■ DATASET ENTRIES
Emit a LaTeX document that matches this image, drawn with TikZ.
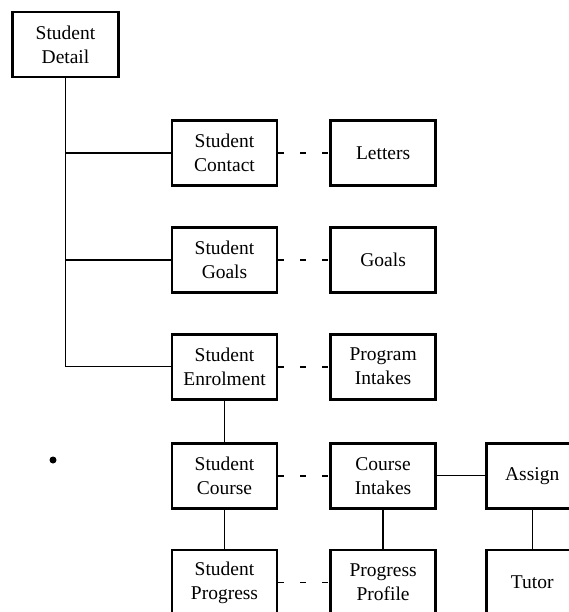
--
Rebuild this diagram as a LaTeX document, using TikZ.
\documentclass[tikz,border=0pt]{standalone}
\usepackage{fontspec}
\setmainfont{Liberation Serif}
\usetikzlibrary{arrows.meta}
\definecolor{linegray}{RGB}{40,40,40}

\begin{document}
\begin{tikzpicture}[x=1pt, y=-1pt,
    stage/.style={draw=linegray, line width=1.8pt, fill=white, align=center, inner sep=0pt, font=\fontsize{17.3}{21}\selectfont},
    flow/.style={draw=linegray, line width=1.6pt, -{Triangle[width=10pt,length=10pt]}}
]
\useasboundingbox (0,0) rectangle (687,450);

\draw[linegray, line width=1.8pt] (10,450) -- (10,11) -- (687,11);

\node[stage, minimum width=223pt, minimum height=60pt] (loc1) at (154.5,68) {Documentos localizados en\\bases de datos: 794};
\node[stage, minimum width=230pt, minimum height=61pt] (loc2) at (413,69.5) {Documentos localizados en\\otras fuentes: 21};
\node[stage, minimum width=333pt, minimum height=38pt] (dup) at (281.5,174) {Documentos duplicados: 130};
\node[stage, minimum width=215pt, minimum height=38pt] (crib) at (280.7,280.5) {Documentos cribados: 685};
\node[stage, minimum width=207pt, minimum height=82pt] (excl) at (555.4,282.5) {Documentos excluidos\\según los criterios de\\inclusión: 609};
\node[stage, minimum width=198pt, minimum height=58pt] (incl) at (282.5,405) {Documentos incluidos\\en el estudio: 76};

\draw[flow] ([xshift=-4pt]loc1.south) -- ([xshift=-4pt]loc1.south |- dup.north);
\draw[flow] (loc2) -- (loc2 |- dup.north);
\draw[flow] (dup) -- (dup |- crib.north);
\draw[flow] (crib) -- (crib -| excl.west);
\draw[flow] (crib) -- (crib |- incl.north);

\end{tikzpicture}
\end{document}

■ WRITTEN TASK
Repeat exactly the lines from the one containing "Rebuild this diagram" to the one containing "(10,11) -- (687,11);", both lines included, and nothing else.

■ REPLY TO THE TASK
Rebuild this diagram as a LaTeX document, using TikZ.
\documentclass[tikz,border=0pt]{standalone}
\usepackage{fontspec}
\setmainfont{Liberation Serif}
\usetikzlibrary{arrows.meta}
\definecolor{linegray}{RGB}{40,40,40}

\begin{document}
\begin{tikzpicture}[x=1pt, y=-1pt,
    stage/.style={draw=linegray, line width=1.8pt, fill=white, align=center, inner sep=0pt, font=\fontsize{17.3}{21}\selectfont},
    flow/.style={draw=linegray, line width=1.6pt, -{Triangle[width=10pt,length=10pt]}}
]
\useasboundingbox (0,0) rectangle (687,450);

\draw[linegray, line width=1.8pt] (10,450) -- (10,11) -- (687,11);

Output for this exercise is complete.